Using one email for everything
This is the fastest way to collapse boundaries between your real identity, your public online persona, and your private admin work. Even if you prefer one dashboard, at minimum separate public contact, account recovery, and newsletter signups.
Confusing privacy with random behavior
Opening and closing accounts constantly, changing names every week, or using inconsistent profile details does not create safety. It often creates operational risk and may make your accounts look less trustworthy. Controlled consistency is better.
Logging into personal and creator accounts in the same browser context
This is one of the most common weak points. A clean private browser setup should make accidental crossover less likely, not depend on you remembering every time.
Ignoring storage hygiene
Creators often think about passwords and forget files. But drafts, screenshots, exported avatars, invoices, and profile assets can reveal location, legal names, old usernames, or collaboration details.
Skipping a recovery plan
A privacy stack that locks out its owner is not a good stack. Document what matters most, where your recovery codes live, and what order you would restore accounts if one inbox or device failed.
Sharing too much during collaboration
Partnerships, moderators, editors, and sponsors can all create identity exposure points. Share the least access necessary. If you are vetting new contacts, read How to Detect a Fake Profile Before You Collaborate, Hire, or Reply before handing over files or account access.
Letting branding drift
Privacy and branding are connected. If your avatar style, bio, and profile picture change without a plan, your audience may become easier to mislead. A stable avatar branding kit helps reduce confusion and supports trust.
When to revisit
Your anonymous creator tools should not be “set once and forgotten.” Revisit the stack on a schedule and whenever your workflow changes.
Review before seasonal planning cycles if you:
- launch new channels, newsletters, or community spaces,
- run promotions that increase visibility,
- start sponsorship outreach, or
- prepare a rebrand, new avatar, or updated profile identity.
Review when workflows or tools change if you:
- switch browsers or devices,
- change storage providers,
- hire collaborators or moderators,
- start using new AI identity tools, voice tools, or publishing platforms, or
- notice suspicious logins, impersonation attempts, or unusual account flags.
Use this practical refresh checklist:
- Audit your email aliases, recovery settings, and public contact points.
- Check your browser profiles for accidental sync, stored cards, saved addresses, and mixed logins.

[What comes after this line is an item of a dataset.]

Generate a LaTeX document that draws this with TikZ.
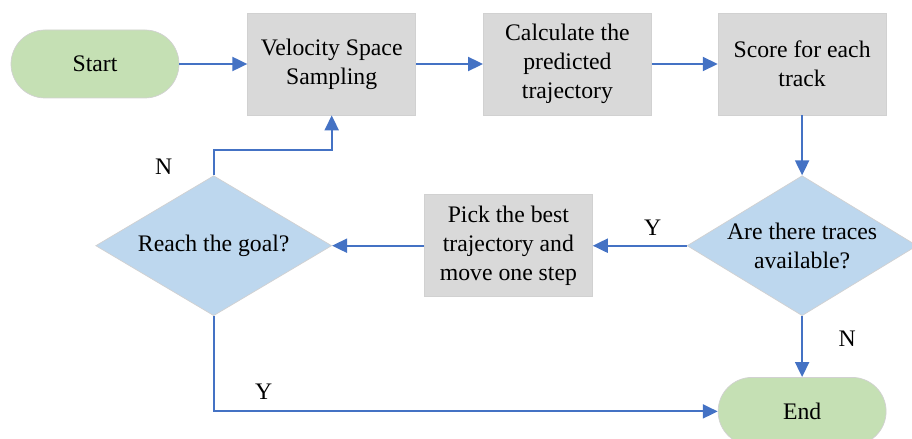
\documentclass[tikz,border=0pt]{standalone}
\usepackage{fontspec}
\setmainfont{Liberation Serif}
\usepackage{tikz}
\usetikzlibrary{arrows.meta,shapes.geometric}
\usetikzlibrary{calc,positioning}
\definecolor{termgreen}{HTML}{C5E0B4}
\definecolor{procgray}{HTML}{D9D9D9}
\definecolor{decblue}{HTML}{BDD7EE}
\definecolor{flowblue}{HTML}{4472C4}

\begin{document}
\begin{tikzpicture}[font=\fontsize{13.5}{16.5}\selectfont,
    terminal/.style={rectangle, rounded corners=0.68cm, draw=black!18, fill=termgreen,
        minimum width=3.36cm, minimum height=1.36cm},
    process/.style={rectangle, draw=black!18, fill=procgray, align=center,
        minimum width=3.36cm, minimum height=2.04cm, inner sep=2pt},
    decision/.style={diamond, draw=black!18, fill=decblue, align=center, aspect=1.63,
        inner sep=0pt, minimum width=4.6cm, minimum height=2.8cm},
    flow/.style={draw=flowblue, line width=1.15pt, -{Triangle[length=0.3cm,width=0.28cm]}},
    lbl/.style={inner sep=0pt}]

    \useasboundingbox (0,0) rectangle (18.24,-8.78);

    \node[terminal] (start) at (1.9,-1.28) {Start};
    \node[process]  (vss)   [right=1.36cm of start] {Velocity Space\\Sampling};
    \node[process]  (calc)  [right=1.34cm of vss] {Calculate the\\predicted\\trajectory};
    \node[process]  (score) [right=1.32cm of calc] {Score for each\\track};
    \node[decision] (avail) [below=1.2cm of score] {Are there traces\\available?};
    \node[terminal] (end)   [below=1.22cm of avail] {End};
    \node[process]  (pick)  [left=1.88cm of avail] {Pick the best\\trajectory and\\move one step};
    \node[decision, minimum width=4.72cm] (goal) [left=1.84cm of pick] {Reach the goal?};

    \path[flow] (start) -- (vss);
    \path[flow] (vss) -- (calc);
    \path[flow] (calc) -- (score);
    \path[flow] (score) -- (avail);
    \path[flow] (avail) -- (pick);
    \path[flow] (pick) -- (goal);
    \path[flow] (avail) -- (end);
    \path[flow] (goal.north) -- ++(0,0.5) -| (vss.south);
    \path[flow] (goal.south) |- (end.west);

    \node[lbl] (n-goal)  at ($(goal.north)+(-1.0,0.18)$) {N};
    \node[lbl] (y-avail) at ($(avail.west)+(-0.68,0.36)$) {Y};
    \node[lbl] (y-goal)  at ($(goal.south |- end.west)+(1.0,0.4)$) {Y};
    \node[lbl] (n-avail) at ($(avail.south)+(0.9,-0.46)$) {N};

\end{tikzpicture}
\end{document}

- Review shared folders, exported files, and metadata exposure in your storage workflow.
- Update passwords for critical accounts and confirm multi-factor protection still works.
- Verify that your avatar, profile picture, and public bios still match across platforms.
- Remove access for former collaborators, old devices, and unused integrations.
- Back up recovery codes, brand assets, and essential documents again.
If you maintain a creator identity built around an avatar or stylized profile, this is also a good time to review whether your visual layer still supports your privacy goals. Depending on your setup, related reading may include 2D vs 3D Avatar Makers: Which Is Better for Streaming, Social Media, and Community Building?, Best Cartoon Avatar Generators for Social Media, Gaming, and Community Profiles, or Best AI Voice Changers and Voice Cloning Tools for Avatar Creators.
The simplest durable rule is this: build a stack you can explain to yourself in a page. If your email routing, browser isolation, storage logic, and password recovery plan are too messy to document, they are probably too messy to protect your digital identity well. A calm, repeatable system will do more for your anonymous online workflow than an overcomplicated collection of tools ever will.